>> begin Dataset content
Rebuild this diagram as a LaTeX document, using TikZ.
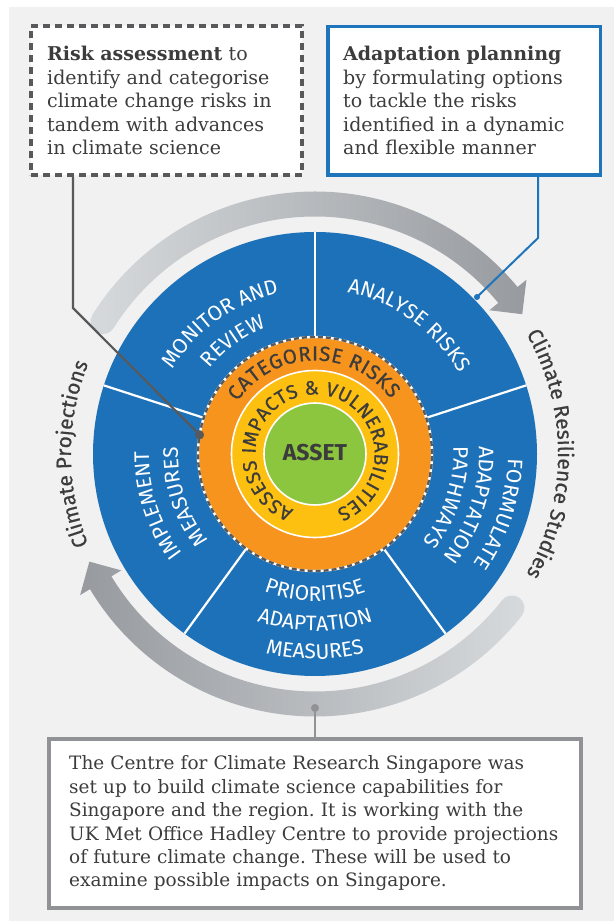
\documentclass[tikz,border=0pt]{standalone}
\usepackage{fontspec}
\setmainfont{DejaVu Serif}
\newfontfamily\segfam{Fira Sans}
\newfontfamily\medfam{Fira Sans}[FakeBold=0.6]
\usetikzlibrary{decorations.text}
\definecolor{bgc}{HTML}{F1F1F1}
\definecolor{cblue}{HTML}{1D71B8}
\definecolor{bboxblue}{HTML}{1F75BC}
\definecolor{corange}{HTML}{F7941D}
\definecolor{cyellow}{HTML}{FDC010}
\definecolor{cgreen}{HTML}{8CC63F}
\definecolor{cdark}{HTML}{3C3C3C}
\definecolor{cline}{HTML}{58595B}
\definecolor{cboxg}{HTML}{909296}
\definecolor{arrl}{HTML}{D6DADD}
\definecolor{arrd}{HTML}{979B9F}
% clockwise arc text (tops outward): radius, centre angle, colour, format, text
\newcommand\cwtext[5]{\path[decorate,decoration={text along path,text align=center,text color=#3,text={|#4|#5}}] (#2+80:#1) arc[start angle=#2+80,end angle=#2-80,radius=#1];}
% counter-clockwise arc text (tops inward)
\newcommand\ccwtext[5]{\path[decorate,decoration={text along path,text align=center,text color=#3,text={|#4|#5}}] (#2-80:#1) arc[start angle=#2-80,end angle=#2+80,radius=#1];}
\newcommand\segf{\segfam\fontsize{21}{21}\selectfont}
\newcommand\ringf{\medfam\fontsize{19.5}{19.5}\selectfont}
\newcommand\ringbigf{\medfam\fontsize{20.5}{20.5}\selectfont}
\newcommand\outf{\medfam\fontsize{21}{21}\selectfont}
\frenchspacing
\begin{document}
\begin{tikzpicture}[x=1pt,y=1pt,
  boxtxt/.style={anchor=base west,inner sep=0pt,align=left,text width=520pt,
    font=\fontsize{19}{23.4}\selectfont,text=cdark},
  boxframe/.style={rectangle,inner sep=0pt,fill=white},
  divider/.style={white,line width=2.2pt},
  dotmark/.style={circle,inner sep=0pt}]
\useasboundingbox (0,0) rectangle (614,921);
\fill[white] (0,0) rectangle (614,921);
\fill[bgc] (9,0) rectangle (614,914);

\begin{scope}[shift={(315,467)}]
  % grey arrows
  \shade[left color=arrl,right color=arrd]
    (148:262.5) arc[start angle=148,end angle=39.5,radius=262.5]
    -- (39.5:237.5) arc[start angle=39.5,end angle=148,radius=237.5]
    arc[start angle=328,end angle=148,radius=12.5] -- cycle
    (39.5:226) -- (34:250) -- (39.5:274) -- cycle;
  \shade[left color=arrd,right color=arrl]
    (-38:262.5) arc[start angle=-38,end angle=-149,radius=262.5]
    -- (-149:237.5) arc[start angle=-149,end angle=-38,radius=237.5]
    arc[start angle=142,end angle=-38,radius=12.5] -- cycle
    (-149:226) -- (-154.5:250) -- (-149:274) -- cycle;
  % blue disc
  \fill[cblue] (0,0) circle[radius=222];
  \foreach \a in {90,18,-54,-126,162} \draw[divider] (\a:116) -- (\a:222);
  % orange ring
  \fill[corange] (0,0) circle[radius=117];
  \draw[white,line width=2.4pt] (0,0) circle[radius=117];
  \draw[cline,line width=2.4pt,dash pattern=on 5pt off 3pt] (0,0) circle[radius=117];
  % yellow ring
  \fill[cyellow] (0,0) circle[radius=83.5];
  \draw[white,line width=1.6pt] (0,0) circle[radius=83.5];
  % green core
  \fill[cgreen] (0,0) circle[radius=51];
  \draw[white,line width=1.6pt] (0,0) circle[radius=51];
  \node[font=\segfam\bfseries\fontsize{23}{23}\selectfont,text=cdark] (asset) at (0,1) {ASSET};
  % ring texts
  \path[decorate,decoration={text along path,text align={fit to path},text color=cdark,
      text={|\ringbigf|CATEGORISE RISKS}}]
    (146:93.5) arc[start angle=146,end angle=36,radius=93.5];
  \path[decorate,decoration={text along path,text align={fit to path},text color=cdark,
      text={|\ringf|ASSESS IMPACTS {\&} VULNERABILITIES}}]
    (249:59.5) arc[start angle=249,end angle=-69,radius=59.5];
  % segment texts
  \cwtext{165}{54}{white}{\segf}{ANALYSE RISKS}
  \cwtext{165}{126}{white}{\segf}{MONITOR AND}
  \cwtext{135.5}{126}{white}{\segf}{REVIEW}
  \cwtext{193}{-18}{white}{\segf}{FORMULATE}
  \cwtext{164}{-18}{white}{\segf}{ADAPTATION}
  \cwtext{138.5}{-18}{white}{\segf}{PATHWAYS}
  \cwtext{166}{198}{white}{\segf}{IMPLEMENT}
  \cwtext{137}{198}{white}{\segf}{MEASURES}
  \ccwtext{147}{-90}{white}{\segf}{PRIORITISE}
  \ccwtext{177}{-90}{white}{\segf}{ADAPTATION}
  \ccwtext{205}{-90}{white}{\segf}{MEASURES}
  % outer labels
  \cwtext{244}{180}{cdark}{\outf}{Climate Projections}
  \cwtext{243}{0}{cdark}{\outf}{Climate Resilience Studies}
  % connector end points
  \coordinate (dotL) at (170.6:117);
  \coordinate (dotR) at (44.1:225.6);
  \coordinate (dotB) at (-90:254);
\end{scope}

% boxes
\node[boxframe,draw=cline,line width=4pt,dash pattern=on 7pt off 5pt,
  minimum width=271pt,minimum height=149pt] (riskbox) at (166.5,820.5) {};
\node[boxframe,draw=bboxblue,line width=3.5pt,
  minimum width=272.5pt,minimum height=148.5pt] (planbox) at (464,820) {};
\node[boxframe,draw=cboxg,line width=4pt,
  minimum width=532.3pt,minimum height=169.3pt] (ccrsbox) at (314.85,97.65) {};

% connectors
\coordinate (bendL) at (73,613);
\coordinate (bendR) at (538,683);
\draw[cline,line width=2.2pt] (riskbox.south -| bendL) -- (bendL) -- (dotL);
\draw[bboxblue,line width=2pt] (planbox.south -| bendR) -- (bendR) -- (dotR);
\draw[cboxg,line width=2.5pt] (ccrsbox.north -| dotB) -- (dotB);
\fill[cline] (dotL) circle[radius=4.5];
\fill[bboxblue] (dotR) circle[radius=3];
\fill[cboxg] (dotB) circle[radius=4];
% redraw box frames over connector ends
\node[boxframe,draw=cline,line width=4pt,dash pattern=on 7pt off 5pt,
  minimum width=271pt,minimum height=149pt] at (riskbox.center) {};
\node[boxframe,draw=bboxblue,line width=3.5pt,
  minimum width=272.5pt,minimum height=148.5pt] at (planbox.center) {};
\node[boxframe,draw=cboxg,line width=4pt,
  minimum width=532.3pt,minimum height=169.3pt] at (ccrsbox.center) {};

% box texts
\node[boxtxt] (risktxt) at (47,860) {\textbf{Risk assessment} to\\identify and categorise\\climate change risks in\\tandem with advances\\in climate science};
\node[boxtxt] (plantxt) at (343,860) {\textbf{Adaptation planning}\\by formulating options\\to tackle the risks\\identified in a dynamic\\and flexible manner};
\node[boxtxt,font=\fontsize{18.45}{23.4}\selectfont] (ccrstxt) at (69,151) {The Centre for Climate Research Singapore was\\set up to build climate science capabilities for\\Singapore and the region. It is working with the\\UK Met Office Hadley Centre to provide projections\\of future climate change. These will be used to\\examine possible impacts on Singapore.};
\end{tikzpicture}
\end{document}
>> end Dataset content
Repeat the data above exactly, but not the pictures.

◆ Result of this exercise
Rebuild this diagram as a LaTeX document, using TikZ.
\documentclass[tikz,border=0pt]{standalone}
\usepackage{fontspec}
\setmainfont{DejaVu Serif}
\newfontfamily\segfam{Fira Sans}
\newfontfamily\medfam{Fira Sans}[FakeBold=0.6]
\usetikzlibrary{decorations.text}
\definecolor{bgc}{HTML}{F1F1F1}
\definecolor{cblue}{HTML}{1D71B8}
\definecolor{bboxblue}{HTML}{1F75BC}
\definecolor{corange}{HTML}{F7941D}
\definecolor{cyellow}{HTML}{FDC010}
\definecolor{cgreen}{HTML}{8CC63F}
\definecolor{cdark}{HTML}{3C3C3C}
\definecolor{cline}{HTML}{58595B}
\definecolor{cboxg}{HTML}{909296}
\definecolor{arrl}{HTML}{D6DADD}
\definecolor{arrd}{HTML}{979B9F}
% clockwise arc text (tops outward): radius, centre angle, colour, format, text
\newcommand\cwtext[5]{\path[decorate,decoration={text along path,text align=center,text color=#3,text={|#4|#5}}] (#2+80:#1) arc[start angle=#2+80,end angle=#2-80,radius=#1];}
% counter-clockwise arc text (tops inward)
\newcommand\ccwtext[5]{\path[decorate,decoration={text along path,text align=center,text color=#3,text={|#4|#5}}] (#2-80:#1) arc[start angle=#2-80,end angle=#2+80,radius=#1];}
\newcommand\segf{\segfam\fontsize{21}{21}\selectfont}
\newcommand\ringf{\medfam\fontsize{19.5}{19.5}\selectfont}
\newcommand\ringbigf{\medfam\fontsize{20.5}{20.5}\selectfont}
\newcommand\outf{\medfam\fontsize{21}{21}\selectfont}
\frenchspacing
\begin{document}
\begin{tikzpicture}[x=1pt,y=1pt,
  boxtxt/.style={anchor=base west,inner sep=0pt,align=left,text width=520pt,
    font=\fontsize{19}{23.4}\selectfont,text=cdark},
  boxframe/.style={rectangle,inner sep=0pt,fill=white},
  divider/.style={white,line width=2.2pt},
  dotmark/.style={circle,inner sep=0pt}]
\useasboundingbox (0,0) rectangle (614,921);
\fill[white] (0,0) rectangle (614,921);
\fill[bgc] (9,0) rectangle (614,914);

\begin{scope}[shift={(315,467)}]
  % grey arrows
  \shade[left color=arrl,right color=arrd]
    (148:262.5) arc[start angle=148,end angle=39.5,radius=262.5]
    -- (39.5:237.5) arc[start angle=39.5,end angle=148,radius=237.5]
    arc[start angle=328,end angle=148,radius=12.5] -- cycle
    (39.5:226) -- (34:250) -- (39.5:274) -- cycle;
  \shade[left color=arrd,right color=arrl]
    (-38:262.5) arc[start angle=-38,end angle=-149,radius=262.5]
    -- (-149:237.5) arc[start angle=-149,end angle=-38,radius=237.5]
    arc[start angle=142,end angle=-38,radius=12.5] -- cycle
    (-149:226) -- (-154.5:250) -- (-149:274) -- cycle;
  % blue disc
  \fill[cblue] (0,0) circle[radius=222];
  \foreach \a in {90,18,-54,-126,162} \draw[divider] (\a:116) -- (\a:222);
  % orange ring
  \fill[corange] (0,0) circle[radius=117];
  \draw[white,line width=2.4pt] (0,0) circle[radius=117];
  \draw[cline,line width=2.4pt,dash pattern=on 5pt off 3pt] (0,0) circle[radius=117];
  % yellow ring
  \fill[cyellow] (0,0) circle[radius=83.5];
  \draw[white,line width=1.6pt] (0,0) circle[radius=83.5];
  % green core
  \fill[cgreen] (0,0) circle[radius=51];
  \draw[white,line width=1.6pt] (0,0) circle[radius=51];
  \node[font=\segfam\bfseries\fontsize{23}{23}\selectfont,text=cdark] (asset) at (0,1) {ASSET};
  % ring texts
  \path[decorate,decoration={text along path,text align={fit to path},text color=cdark,
      text={|\ringbigf|CATEGORISE RISKS}}]
    (146:93.5) arc[start angle=146,end angle=36,radius=93.5];
  \path[decorate,decoration={text along path,text align={fit to path},text color=cdark,
      text={|\ringf|ASSESS IMPACTS {\&} VULNERABILITIES}}]
    (249:59.5) arc[start angle=249,end angle=-69,radius=59.5];
  % segment texts
  \cwtext{165}{54}{white}{\segf}{ANALYSE RISKS}
  \cwtext{165}{126}{white}{\segf}{MONITOR AND}
  \cwtext{135.5}{126}{white}{\segf}{REVIEW}
  \cwtext{193}{-18}{white}{\segf}{FORMULATE}
  \cwtext{164}{-18}{white}{\segf}{ADAPTATION}
  \cwtext{138.5}{-18}{white}{\segf}{PATHWAYS}
  \cwtext{166}{198}{white}{\segf}{IMPLEMENT}
  \cwtext{137}{198}{white}{\segf}{MEASURES}
  \ccwtext{147}{-90}{white}{\segf}{PRIORITISE}
  \ccwtext{177}{-90}{white}{\segf}{ADAPTATION}
  \ccwtext{205}{-90}{white}{\segf}{MEASURES}
  % outer labels
  \cwtext{244}{180}{cdark}{\outf}{Climate Projections}
  \cwtext{243}{0}{cdark}{\outf}{Climate Resilience Studies}
  % connector end points
  \coordinate (dotL) at (170.6:117);
  \coordinate (dotR) at (44.1:225.6);
  \coordinate (dotB) at (-90:254);
\end{scope}

% boxes
\node[boxframe,draw=cline,line width=4pt,dash pattern=on 7pt off 5pt,
  minimum width=271pt,minimum height=149pt] (riskbox) at (166.5,820.5) {};
\node[boxframe,draw=bboxblue,line width=3.5pt,
  minimum width=272.5pt,minimum height=148.5pt] (planbox) at (464,820) {};
\node[boxframe,draw=cboxg,line width=4pt,
  minimum width=532.3pt,minimum height=169.3pt] (ccrsbox) at (314.85,97.65) {};

% connectors
\coordinate (bendL) at (73,613);
\coordinate (bendR) at (538,683);
\draw[cline,line width=2.2pt] (riskbox.south -| bendL) -- (bendL) -- (dotL);
\draw[bboxblue,line width=2pt] (planbox.south -| bendR) -- (bendR) -- (dotR);
\draw[cboxg,line width=2.5pt] (ccrsbox.north -| dotB) -- (dotB);
\fill[cline] (dotL) circle[radius=4.5];
\fill[bboxblue] (dotR) circle[radius=3];
\fill[cboxg] (dotB) circle[radius=4];
% redraw box frames over connector ends
\node[boxframe,draw=cline,line width=4pt,dash pattern=on 7pt off 5pt,
  minimum width=271pt,minimum height=149pt] at (riskbox.center) {};
\node[boxframe,draw=bboxblue,line width=3.5pt,
  minimum width=272.5pt,minimum height=148.5pt] at (planbox.center) {};
\node[boxframe,draw=cboxg,line width=4pt,
  minimum width=532.3pt,minimum height=169.3pt] at (ccrsbox.center) {};

% box texts
\node[boxtxt] (risktxt) at (47,860) {\textbf{Risk assessment} to\\identify and categorise\\climate change risks in\\tandem with advances\\in climate science};
\node[boxtxt] (plantxt) at (343,860) {\textbf{Adaptation planning}\\by formulating options\\to tackle the risks\\identified in a dynamic\\and flexible manner};
\node[boxtxt,font=\fontsize{18.45}{23.4}\selectfont] (ccrstxt) at (69,151) {The Centre for Climate Research Singapore was\\set up to build climate science capabilities for\\Singapore and the region. It is working with the\\UK Met Office Hadley Centre to provide projections\\of future climate change. These will be used to\\examine possible impacts on Singapore.};
\end{tikzpicture}
\end{document}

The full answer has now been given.